Exercise directions: Copy, exactly as written, the lines that begin at the one containing "Rebuild this diagram" and end at the one containing "(331.5 and 335);". Skip any pictures in the data below.

Records supplied:
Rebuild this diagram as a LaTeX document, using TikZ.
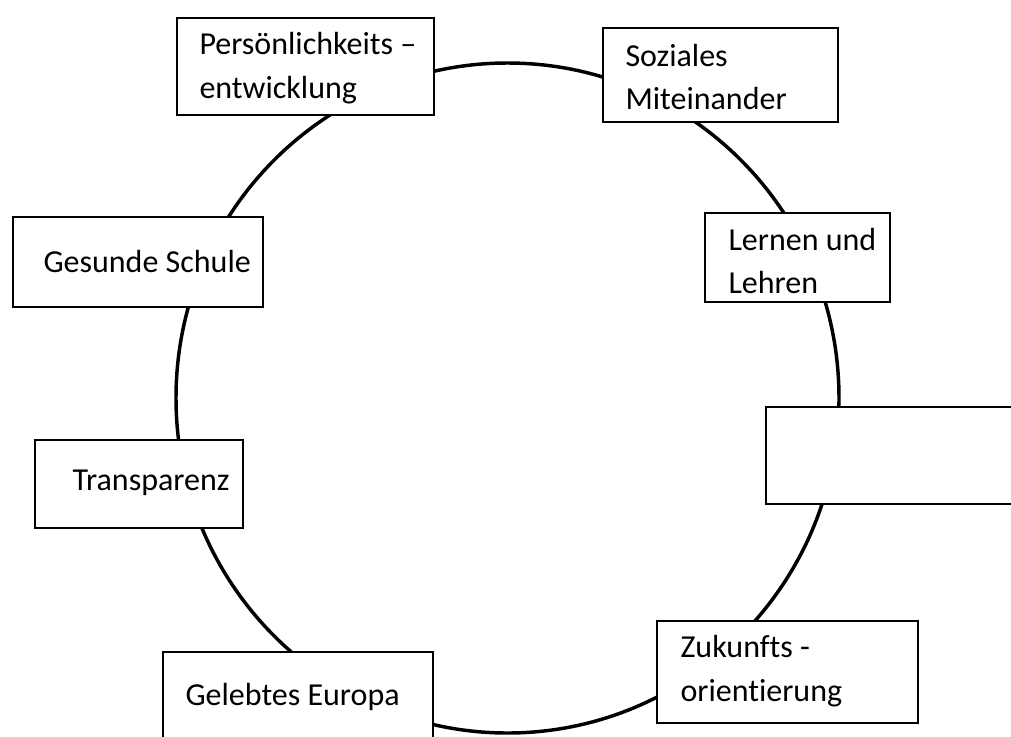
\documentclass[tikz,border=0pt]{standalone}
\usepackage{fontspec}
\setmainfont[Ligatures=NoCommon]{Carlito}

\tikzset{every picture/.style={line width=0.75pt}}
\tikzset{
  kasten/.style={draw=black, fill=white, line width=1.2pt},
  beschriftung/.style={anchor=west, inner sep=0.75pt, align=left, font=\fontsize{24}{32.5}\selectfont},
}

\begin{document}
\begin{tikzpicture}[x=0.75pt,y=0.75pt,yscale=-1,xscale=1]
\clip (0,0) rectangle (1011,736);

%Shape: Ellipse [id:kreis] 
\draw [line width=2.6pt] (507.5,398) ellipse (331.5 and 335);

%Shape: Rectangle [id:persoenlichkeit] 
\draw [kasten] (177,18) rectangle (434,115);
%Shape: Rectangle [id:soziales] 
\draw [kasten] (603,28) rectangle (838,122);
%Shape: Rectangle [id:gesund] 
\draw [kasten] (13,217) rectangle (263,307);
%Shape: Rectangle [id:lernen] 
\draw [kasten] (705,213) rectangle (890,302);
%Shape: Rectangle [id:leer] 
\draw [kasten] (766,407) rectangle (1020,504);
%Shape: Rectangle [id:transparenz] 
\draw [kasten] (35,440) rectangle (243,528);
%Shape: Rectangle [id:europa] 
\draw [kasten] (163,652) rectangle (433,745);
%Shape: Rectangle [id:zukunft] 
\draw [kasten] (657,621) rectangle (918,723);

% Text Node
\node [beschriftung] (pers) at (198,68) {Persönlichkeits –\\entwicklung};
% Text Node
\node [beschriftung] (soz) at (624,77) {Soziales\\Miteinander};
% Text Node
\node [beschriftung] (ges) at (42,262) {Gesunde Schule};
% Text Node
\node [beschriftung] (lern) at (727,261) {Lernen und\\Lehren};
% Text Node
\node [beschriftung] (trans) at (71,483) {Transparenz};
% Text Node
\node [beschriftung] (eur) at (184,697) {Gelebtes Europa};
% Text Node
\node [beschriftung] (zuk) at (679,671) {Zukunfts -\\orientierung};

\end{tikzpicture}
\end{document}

...

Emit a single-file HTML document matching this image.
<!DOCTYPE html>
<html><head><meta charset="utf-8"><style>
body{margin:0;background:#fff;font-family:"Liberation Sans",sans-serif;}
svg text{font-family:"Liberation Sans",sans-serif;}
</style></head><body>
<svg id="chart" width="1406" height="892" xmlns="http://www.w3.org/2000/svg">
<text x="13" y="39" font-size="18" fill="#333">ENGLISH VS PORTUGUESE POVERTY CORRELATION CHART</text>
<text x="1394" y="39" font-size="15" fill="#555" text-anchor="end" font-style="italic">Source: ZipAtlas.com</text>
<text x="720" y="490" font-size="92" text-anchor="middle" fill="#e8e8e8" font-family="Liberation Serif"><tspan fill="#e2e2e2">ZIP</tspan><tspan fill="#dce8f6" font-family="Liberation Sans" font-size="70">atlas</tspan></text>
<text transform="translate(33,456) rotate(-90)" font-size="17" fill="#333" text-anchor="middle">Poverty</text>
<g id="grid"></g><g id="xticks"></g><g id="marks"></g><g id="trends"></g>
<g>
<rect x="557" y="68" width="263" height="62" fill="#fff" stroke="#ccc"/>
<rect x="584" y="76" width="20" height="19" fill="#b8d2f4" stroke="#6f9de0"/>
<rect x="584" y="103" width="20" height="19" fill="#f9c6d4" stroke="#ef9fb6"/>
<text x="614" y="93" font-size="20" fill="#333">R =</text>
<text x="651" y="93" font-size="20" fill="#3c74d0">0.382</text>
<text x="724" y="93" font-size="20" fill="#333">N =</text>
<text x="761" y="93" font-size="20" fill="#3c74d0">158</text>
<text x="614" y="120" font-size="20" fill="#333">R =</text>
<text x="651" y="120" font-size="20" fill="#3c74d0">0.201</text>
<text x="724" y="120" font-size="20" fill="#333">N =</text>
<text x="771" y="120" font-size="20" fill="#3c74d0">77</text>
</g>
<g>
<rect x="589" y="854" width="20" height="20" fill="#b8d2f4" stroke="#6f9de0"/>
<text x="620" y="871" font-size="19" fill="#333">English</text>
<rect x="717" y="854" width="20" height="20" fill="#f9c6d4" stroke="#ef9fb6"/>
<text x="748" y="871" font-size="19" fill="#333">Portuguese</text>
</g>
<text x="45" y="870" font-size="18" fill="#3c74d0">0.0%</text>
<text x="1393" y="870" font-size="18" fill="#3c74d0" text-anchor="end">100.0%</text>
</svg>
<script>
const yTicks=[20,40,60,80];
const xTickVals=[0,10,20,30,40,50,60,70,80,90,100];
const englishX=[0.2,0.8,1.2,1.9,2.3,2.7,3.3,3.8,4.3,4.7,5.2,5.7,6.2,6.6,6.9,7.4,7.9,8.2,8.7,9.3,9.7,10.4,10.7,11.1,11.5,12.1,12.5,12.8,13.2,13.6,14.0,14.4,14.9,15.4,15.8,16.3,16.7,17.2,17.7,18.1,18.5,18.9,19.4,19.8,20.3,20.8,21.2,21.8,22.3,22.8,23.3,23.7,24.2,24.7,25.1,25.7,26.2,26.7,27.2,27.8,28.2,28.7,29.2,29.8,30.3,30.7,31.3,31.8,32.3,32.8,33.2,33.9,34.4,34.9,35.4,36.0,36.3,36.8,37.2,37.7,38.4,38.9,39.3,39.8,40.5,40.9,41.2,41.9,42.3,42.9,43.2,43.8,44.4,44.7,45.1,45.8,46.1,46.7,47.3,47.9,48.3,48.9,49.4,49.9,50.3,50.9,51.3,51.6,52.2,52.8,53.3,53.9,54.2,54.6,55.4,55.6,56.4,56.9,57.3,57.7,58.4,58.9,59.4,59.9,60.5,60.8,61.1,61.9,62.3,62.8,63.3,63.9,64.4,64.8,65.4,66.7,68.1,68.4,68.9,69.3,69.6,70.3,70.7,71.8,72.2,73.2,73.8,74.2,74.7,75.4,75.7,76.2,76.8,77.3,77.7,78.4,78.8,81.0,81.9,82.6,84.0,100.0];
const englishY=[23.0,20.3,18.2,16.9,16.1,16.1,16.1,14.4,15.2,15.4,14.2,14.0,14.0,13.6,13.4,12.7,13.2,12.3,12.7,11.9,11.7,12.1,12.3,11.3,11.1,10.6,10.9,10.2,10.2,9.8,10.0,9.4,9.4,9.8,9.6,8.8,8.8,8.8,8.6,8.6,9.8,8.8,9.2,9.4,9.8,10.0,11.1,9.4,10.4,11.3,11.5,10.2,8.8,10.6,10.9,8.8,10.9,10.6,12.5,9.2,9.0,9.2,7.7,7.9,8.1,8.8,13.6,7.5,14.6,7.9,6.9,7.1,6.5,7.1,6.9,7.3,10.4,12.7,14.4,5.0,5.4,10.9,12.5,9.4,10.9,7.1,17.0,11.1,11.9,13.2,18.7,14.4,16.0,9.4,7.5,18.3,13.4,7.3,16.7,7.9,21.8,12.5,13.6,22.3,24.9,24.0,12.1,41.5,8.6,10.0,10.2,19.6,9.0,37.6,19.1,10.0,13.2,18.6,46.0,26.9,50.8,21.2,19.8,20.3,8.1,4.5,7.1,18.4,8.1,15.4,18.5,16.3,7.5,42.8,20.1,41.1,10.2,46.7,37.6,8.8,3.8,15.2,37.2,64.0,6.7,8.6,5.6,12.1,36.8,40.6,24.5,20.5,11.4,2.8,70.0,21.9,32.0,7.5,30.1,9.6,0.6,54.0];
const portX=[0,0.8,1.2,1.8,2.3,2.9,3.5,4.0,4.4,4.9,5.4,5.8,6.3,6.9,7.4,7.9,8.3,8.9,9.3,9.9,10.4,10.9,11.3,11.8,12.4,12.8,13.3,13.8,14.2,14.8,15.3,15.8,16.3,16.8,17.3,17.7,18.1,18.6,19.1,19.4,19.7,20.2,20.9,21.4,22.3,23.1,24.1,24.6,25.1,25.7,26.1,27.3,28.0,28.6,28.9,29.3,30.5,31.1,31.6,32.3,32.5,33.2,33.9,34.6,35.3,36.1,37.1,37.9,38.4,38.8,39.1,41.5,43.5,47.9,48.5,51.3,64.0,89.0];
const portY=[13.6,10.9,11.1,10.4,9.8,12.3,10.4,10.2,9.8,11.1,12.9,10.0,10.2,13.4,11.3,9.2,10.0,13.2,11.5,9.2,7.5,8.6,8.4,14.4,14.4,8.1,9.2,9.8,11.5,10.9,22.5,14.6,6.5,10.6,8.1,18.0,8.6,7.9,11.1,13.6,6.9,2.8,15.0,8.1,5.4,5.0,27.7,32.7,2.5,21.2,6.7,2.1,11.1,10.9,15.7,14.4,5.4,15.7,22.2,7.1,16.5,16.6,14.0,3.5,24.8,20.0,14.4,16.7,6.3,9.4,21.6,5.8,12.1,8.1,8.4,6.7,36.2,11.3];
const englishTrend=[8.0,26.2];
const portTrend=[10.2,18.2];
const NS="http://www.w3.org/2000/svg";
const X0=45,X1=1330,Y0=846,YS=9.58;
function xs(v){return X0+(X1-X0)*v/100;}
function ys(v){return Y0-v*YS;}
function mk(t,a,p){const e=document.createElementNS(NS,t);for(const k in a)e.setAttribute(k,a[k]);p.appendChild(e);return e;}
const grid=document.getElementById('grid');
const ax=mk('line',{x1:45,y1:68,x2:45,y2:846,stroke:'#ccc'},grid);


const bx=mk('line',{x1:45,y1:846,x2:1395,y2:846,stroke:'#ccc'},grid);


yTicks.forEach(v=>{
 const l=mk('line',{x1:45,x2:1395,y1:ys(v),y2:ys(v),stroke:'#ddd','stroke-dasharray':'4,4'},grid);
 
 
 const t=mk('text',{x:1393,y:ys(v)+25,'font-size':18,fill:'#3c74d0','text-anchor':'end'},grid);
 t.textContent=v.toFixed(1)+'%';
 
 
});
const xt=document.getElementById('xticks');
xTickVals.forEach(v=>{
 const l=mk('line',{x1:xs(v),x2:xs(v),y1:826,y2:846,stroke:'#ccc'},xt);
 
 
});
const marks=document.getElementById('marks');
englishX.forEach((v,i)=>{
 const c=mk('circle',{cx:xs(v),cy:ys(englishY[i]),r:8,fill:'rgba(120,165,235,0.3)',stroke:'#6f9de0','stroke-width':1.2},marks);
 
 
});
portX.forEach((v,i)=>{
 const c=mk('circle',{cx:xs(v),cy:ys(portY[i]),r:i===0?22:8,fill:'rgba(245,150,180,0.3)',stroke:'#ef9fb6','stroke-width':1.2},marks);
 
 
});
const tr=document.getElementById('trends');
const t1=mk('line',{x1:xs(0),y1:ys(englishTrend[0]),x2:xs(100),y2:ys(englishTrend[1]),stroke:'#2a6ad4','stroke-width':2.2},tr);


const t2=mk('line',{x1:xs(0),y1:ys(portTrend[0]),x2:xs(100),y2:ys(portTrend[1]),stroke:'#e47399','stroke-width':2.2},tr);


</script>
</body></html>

---

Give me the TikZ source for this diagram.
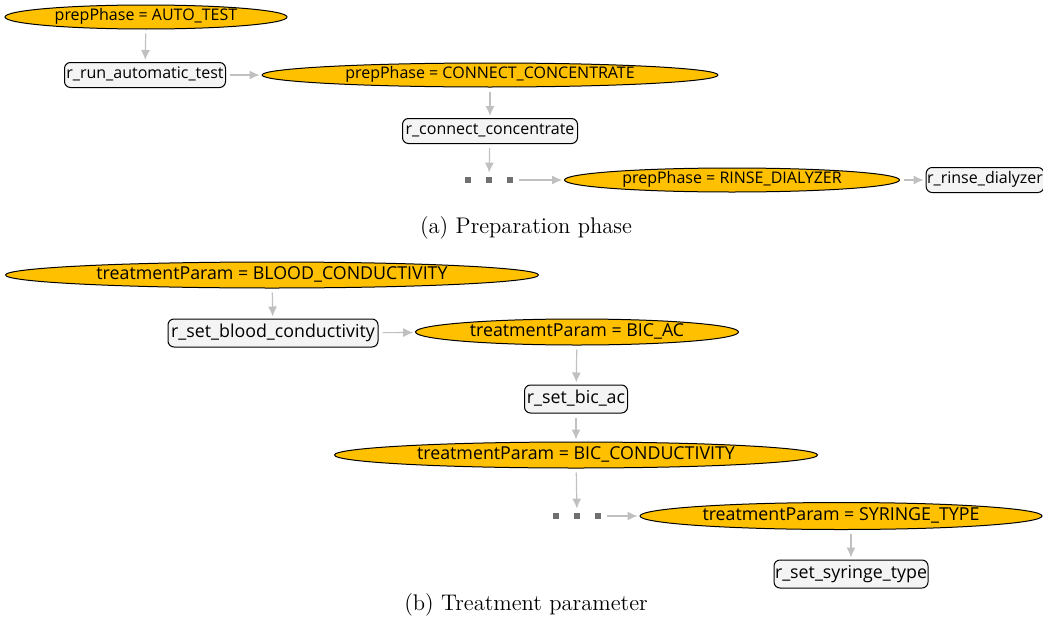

Task solution:
Rebuild this diagram as a LaTeX document, using TikZ.
\documentclass[tikz,border=0pt]{standalone}
\usepackage{fontspec}
\setmainfont[Ligatures=NoCommon]{Carlito}

\tikzset{every picture/.style={line width=0.75pt}}
\tikzset{
  kasten/.style={draw=black, fill=white, line width=1.2pt},
  beschriftung/.style={anchor=west, inner sep=0.75pt, align=left, font=\fontsize{24}{32.5}\selectfont},
}

\begin{document}
\begin{tikzpicture}[x=0.75pt,y=0.75pt,yscale=-1,xscale=1]
\clip (0,0) rectangle (1011,736);

%Shape: Ellipse [id:kreis] 
\draw [line width=2.6pt] (507.5,398) ellipse (331.5 and 335);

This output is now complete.